Do you have anything to hide on the Internet?
If so, a new article in the New York Times reports, you better be careful. More and more companies are using not only quick Google or Facebook searches, but full-fledged investigations into a job candidate's internet background, including the deep web.
One company, Social Intelligence, gets hired to performing investigations and then prepare formal reports. According to the CEO, Max Drucker, less than a third of the information comes from places like Facebook and Twitter. The bulk of the information comes from blogs, Yahoo! user groups, bulletin boards, and even Craigslist.
How worried do you need to be?
The article notes that the formal report method may be more fair--and, perhaps, legal--than a quick Google and Facebook search, especially since companies are forbidden by federal law from searching for and seeking information on specific factors. Race, gender, and marital status, for example, are all protected under federal law and employers are forbidden from searching for that information. Drucker notes that his reports not only clear that information, they also ensure that people with the same or similar names are not confused.
Overall, though, should we be concerned that companies are going ever-deeper and searching ever-further into our Internet presences? Should Internet presence be a company's concern?
Yes and no.
There's a strong argument that what people do on their own time--especially from their own computers--is their own business. If someone likes to play videogames in their spare time, their posts on World of Warcraft forums shouldn't affect their job candidacy. (Of course, this is all assuming people stay within the bounds of legality. A person found participating in illegal activities probably doesn't have much of a defense.)
But of course, people aren't arguing over videogames and illegal activities.
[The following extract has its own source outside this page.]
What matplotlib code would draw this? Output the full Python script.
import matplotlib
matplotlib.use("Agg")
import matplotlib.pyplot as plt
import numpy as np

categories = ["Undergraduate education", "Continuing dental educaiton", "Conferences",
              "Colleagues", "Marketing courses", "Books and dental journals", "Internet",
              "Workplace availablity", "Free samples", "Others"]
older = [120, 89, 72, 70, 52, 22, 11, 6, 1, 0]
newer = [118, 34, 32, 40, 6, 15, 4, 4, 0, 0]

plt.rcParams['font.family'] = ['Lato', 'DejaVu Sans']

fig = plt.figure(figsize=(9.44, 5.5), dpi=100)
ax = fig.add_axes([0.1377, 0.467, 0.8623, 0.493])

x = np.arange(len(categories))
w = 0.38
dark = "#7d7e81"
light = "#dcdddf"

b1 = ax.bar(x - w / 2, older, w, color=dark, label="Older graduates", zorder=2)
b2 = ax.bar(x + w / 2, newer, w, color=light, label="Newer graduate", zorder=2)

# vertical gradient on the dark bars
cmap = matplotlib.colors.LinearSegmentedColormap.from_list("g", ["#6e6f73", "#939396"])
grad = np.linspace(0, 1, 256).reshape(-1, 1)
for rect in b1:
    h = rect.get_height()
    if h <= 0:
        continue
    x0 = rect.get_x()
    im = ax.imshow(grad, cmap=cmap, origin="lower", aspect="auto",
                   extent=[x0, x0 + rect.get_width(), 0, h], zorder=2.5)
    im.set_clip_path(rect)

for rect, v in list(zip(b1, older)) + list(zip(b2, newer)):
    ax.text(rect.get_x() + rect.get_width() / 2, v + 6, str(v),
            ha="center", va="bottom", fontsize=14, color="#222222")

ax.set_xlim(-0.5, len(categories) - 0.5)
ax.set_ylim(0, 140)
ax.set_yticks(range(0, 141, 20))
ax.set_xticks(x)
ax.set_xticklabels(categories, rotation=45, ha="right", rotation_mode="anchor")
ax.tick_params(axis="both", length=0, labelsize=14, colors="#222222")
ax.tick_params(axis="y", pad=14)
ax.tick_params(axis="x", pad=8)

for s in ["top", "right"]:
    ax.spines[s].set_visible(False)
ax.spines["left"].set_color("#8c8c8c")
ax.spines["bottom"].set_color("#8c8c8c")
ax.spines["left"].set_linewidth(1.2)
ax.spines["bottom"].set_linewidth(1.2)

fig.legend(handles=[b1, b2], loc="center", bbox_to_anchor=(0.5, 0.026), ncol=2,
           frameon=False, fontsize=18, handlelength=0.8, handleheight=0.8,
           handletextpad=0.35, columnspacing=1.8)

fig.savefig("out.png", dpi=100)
The tricky stuff is this: if someone makes a racist blog comment or a sexist Twitter post, should his or her employer be concerned? Some say no, the employee can say and do whatever he wants in his spare time, but others say yes, the employee is a reflection on the company.
The fundamental problem is that we haven't yet figured out how the Internet works in terms of visibility, social applicability, and anonymity. I blogged about Internet anonymity a few weeks ago, and the problem of Internet anonymity is also really a problem of Internet visibility.
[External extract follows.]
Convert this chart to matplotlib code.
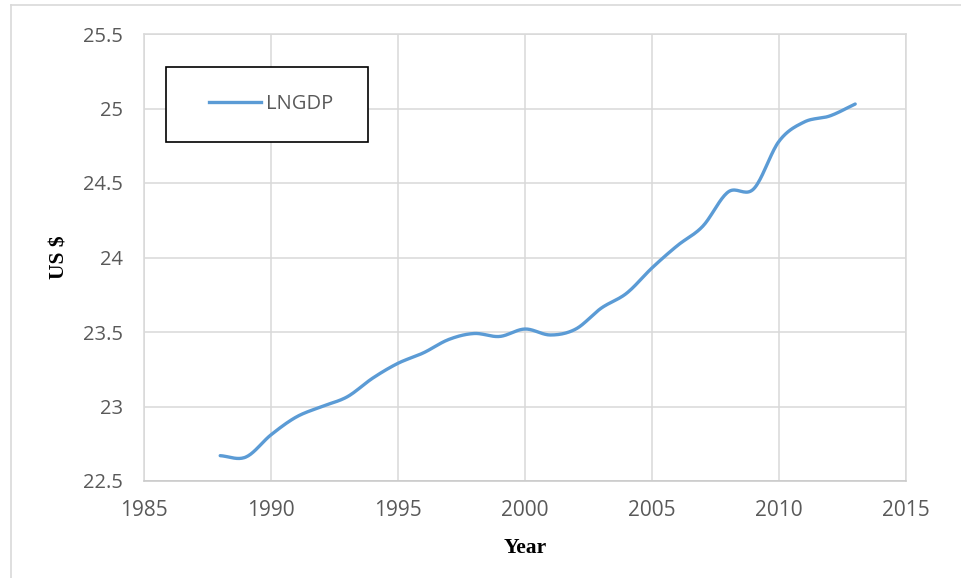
import numpy as np
import matplotlib
matplotlib.use("Agg")
import matplotlib.pyplot as plt
from matplotlib.patches import Rectangle
from matplotlib.lines import Line2D

# LNGDP series (log of GDP, US $)
years = np.arange(1988, 2014)
lngdp = [22.67, 22.66, 22.81, 22.93, 23.00, 23.065, 23.19, 23.29, 23.36, 23.45,
         23.49, 23.47, 23.52, 23.48, 23.52, 23.66, 23.76, 23.93, 24.08, 24.21,
         24.44, 24.46, 24.78, 24.91, 24.95, 25.03]

x_ticks = [1985, 1990, 1995, 2000, 2005, 2010, 2015]
y_ticks = [22.5, 23, 23.5, 24, 24.5, 25, 25.5]

line_color = "#5B9BD5"
grid_color = "#D9D9D9"
text_color = "#595959"


def smooth_curve(x, y, steps=20):
    # Catmull-Rom spline through the points, like a smoothed line chart
    x = np.asarray(x, float)
    y = np.asarray(y, float)
    px = np.concatenate([[2 * x[0] - x[1]], x, [2 * x[-1] - x[-2]]])
    py = np.concatenate([[2 * y[0] - y[1]], y, [2 * y[-1] - y[-2]]])
    t = np.linspace(0, 1, steps, endpoint=False)
    xs, ys = [], []
    for i in range(1, len(px) - 2):
        for p, out in ((px, xs), (py, ys)):
            p0, p1, p2, p3 = p[i - 1], p[i], p[i + 1], p[i + 2]
            out.append(0.5 * ((2 * p1) + (-p0 + p2) * t
                              + (2 * p0 - 5 * p1 + 4 * p2 - p3) * t ** 2
                              + (-p0 + 3 * p1 - 3 * p2 + p3) * t ** 3))
    xs.append([x[-1]])
    ys.append([y[-1]])
    return np.concatenate(xs), np.concatenate(ys)


fig = plt.figure(figsize=(9.61, 5.78), dpi=100)
ax = fig.add_axes([144 / 961, 1 - 481 / 578, 762 / 961, 447 / 578])

sx, sy = smooth_curve(years, lngdp)
ax.plot(sx, sy, color=line_color, linewidth=2.4, solid_capstyle="round")

ax.set_xlim(1985, 2015)
ax.set_ylim(22.5, 25.5)
ax.set_xticks(x_ticks)
ax.set_yticks(y_ticks)
ax.set_yticklabels([f"{v:g}" for v in y_ticks])
ax.grid(True, color=grid_color, linewidth=1.1)
ax.set_axisbelow(True)
for side, sp in ax.spines.items():
    sp.set_color(grid_color)
    sp.set_linewidth(1.1)
ax.spines["bottom"].set_color("#C8C8C8")
ax.tick_params(length=0, labelsize=14.5, labelcolor=text_color)
ax.tick_params(axis="y", pad=15)
ax.tick_params(axis="x", pad=14, labelsize=15)
for lbl in ax.get_xticklabels() + ax.get_yticklabels():
    lbl.set_family("Open Sans")

ax.set_xlabel("Year", fontfamily="Liberation Serif", fontweight="bold",
              fontsize=15.5, labelpad=12)
ax.set_ylabel("US $", fontfamily="Liberation Serif", fontweight="bold",
              fontsize=15.5, labelpad=10)

# legend box with black frame
ax.add_patch(Rectangle((22 / 762, 339 / 447), 202 / 762, 75 / 447,
                       transform=ax.transAxes, fill=True, facecolor="white",
                       edgecolor="black", linewidth=1.2, zorder=4))
handle = Line2D([], [], color=line_color, linewidth=2.4)
ax.legend([handle], ["LNGDP"], loc="center", frameon=False,
          bbox_to_anchor=(127 / 762, 377 / 447), handlelength=2.6,
          handletextpad=0.25, prop={"family": "Open Sans", "size": 14.5},
          labelcolor=text_color).set_zorder(5)

# outer chart frame (top and left edges)
fig.add_artist(Line2D([11 / 961, 1], [1 - 5 / 578, 1 - 5 / 578],
                      transform=fig.transFigure, color="#D9D9D9", linewidth=1.2))
fig.add_artist(Line2D([11 / 961, 11 / 961], [0, 1 - 5 / 578],
                      transform=fig.transFigure, color="#D9D9D9", linewidth=1.2))

fig.savefig("out.png", dpi=100)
It's true that with the Internet, it can be very easy to connect the different pieces of someone's life. Someone's videogame side can be connected to their classical music side can be connected to their political side. So it's absolutely true that what someone says and does on their own time might end up reflecting on their employer.
On the other hand, it's not hard to keep hidden parts of your online life, and we should all think about doing a better job of separating them. Google+ is built fundamentally on the principle of separating your streams and differentiating between friends. Similarly, now might be a good time to filter through your Facebook profile, organizing friends into lists and setting specific privacy settings.
It's also a good idea to periodically do your own deep-web searches on yourself, and look into deleting (or distancing) old comments, tweets, or status updates that don't reflect what you want them to.
In the end, whether we agree or disagree with Internet searches won't make an immediate impact. Instead, if we clean up our online presences and make ourselves appealing to employers, then the need for services like Social Intelligence disappears. Companies are free to search for us, and we're free to control what they can find.
Of course, we could always just make sure there's nothing to hide, right?